28th April 2021

We have fixed two errors on the 'Modules' tab where an Engineering module description was pulling through to the module list.

We have deleted the following module description from Years One and Two:

Introduction to Engineering: Professionalism and Practice
What does it mean to be an engineer? Whether you have already decided to pursue a particular discipline, or are still wondering which engineering avenue to take, completion of this module will see you better informed on your direction of study, and equipped with essential tools for studying engineering, such as good communication skills, professionalism and ethical integrity. With a practical focus on demonstrating your skills, you will have time to prepare for internships, future employment and induction to the community of engineers, which embraces those working in academic, industrial and commercial environments.

We have now inserted the following core module description below 'Year One':

Introduction to Abstract Algebra
This course will introduce you to abstract algebra, covering group theory and ring theory, making you familiar with symmetry groups and groups of permutations and matrices, subgroups and Lagrange’s theorem. You will understand the abstract definition of a group, and become familiar with the basic types of examples, including number systems, polynomials, and matrices. You will be able to calculate the unit groups of the integers modulo n.

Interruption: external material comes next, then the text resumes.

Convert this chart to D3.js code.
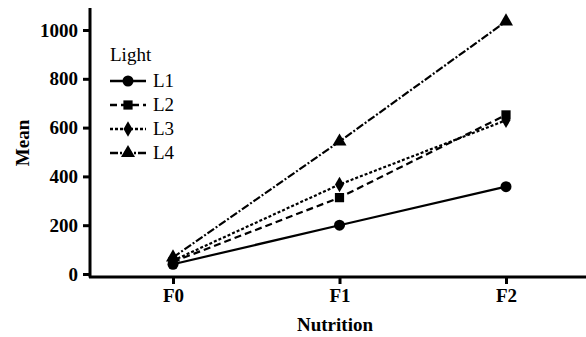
<!DOCTYPE html>
<html><head><meta charset="utf-8">
<script src="https://cdn.jsdelivr.net/npm/d3@7"></script>
<style>body{margin:0;background:#fff}svg{display:block}</style>
</head><body><svg id="c" width="586" height="337"></svg>
<script>
const categories = ["F0","F1","F2"];
const seriesNames = ["L1","L2","L3","L4"];
const L1 = [40, 200, 358];
const L2 = [50, 313, 652];
const L3 = [55, 367, 630];
const L4 = [68, 543, 1035];
const yTicks = [0,200,400,600,800,1000];
const seriesValues = [L1,L2,L3,L4];
const dashes = [null, "7,4", "3,2", "8,2,2,2"];
const symbols = [d3.symbolCircle, d3.symbolSquare, d3.symbolDiamond, d3.symbolTriangle];
const symSizes = [95, 85, 70, 85];
const FONT = "Liberation Serif, Times New Roman, serif";

const svg = d3.select("#c").attr("font-family", FONT);
const x = d3.scalePoint().domain(categories).range([173, 506]);
const y = d3.scaleLinear().domain([0,1000]).range([274, 30]);

const yAxis = svg.append("g").attr("transform","translate(90,0)")
  .call(d3.axisLeft(y).tickValues(yTicks).tickFormat(d3.format("d")).tickSize(7).tickPadding(5));
yAxis.select(".domain").attr("d","M0,8V277.5");
const xAxis = svg.append("g").attr("transform","translate(0,277)")
  .call(d3.axisBottom(x).tickSize(7).tickPadding(5));
xAxis.select(".domain").attr("d","M89,0H586");
svg.selectAll("g").attr("font-family", FONT);
svg.selectAll(".domain,.tick line").attr("stroke","#000").attr("stroke-width",3);
svg.selectAll(".tick text").attr("font-size",19).attr("font-weight","bold").attr("fill","#000")
  .attr("font-family", FONT);

svg.append("text").attr("transform","translate(29,143) rotate(-90)").attr("text-anchor","middle")
  .attr("font-family", FONT).attr("font-size",19).attr("font-weight","bold").text("Mean");
svg.append("text").attr("x",335).attr("y",331).attr("text-anchor","middle")
  .attr("font-family", FONT).attr("font-size",19).attr("font-weight","bold").text("Nutrition");

const line = d3.line().x((d,i)=>x(categories[i])).y(d=>y(d));
seriesValues.forEach((vals,k)=>{
  svg.append("path").attr("d",line(vals)).attr("fill","none").attr("stroke","#000")
    .attr("stroke-width",2.2).attr("stroke-dasharray",dashes[k]);
  svg.selectAll(null).data(vals).enter().append("path")
    .attr("d",d3.symbol().type(symbols[k]).size(symSizes[k]))
    .attr("transform",(d,i)=>`translate(${x(categories[i])},${y(d)})`)
    .attr("fill","#000");
});

const lg = svg.append("g").attr("font-family", FONT);
lg.append("text").attr("x",110).attr("y",61).attr("font-size",19).attr("font-family", FONT).text("Light");
seriesNames.forEach((n,k)=>{
  const yy = 81 + k*24;
  lg.append("line").attr("x1",110).attr("x2",146).attr("y1",yy).attr("y2",yy)
    .attr("stroke","#000").attr("stroke-width",2.5).attr("stroke-dasharray",dashes[k]);
  lg.append("path").attr("d",d3.symbol().type(symbols[k]).size(symSizes[k]))
    .attr("transform",`translate(128,${yy})`).attr("fill","#000");
  lg.append("text").attr("x",153).attr("y",yy+6).attr("font-size",19).attr("font-family", FONT).text(n);
});
</script></body></html>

We have now inserted the following core module description below 'Year Two':

Algebra I: Advanced Linear Algebra
On this course, you will develop and continue your study of linear algebra. You will develop methods for testing whether two general matrices are similar, and study quadratic forms. Finally, you will investigate matrices over the integers, and investigate what happens when we restrict methods of linear algebra to operations over the integers. This leads, perhaps unexpectedly, to a complete classification of finitely generated abelian groups. You will be familiarised with the Jordan canonical form of matrices and linear maps, bilinear forms, quadratic forms, and choosing canonical bases for these, and the theory and computation of the Smith normal form for matrices over the integers.

Initial launch

This page was launched on 2nd March 2020.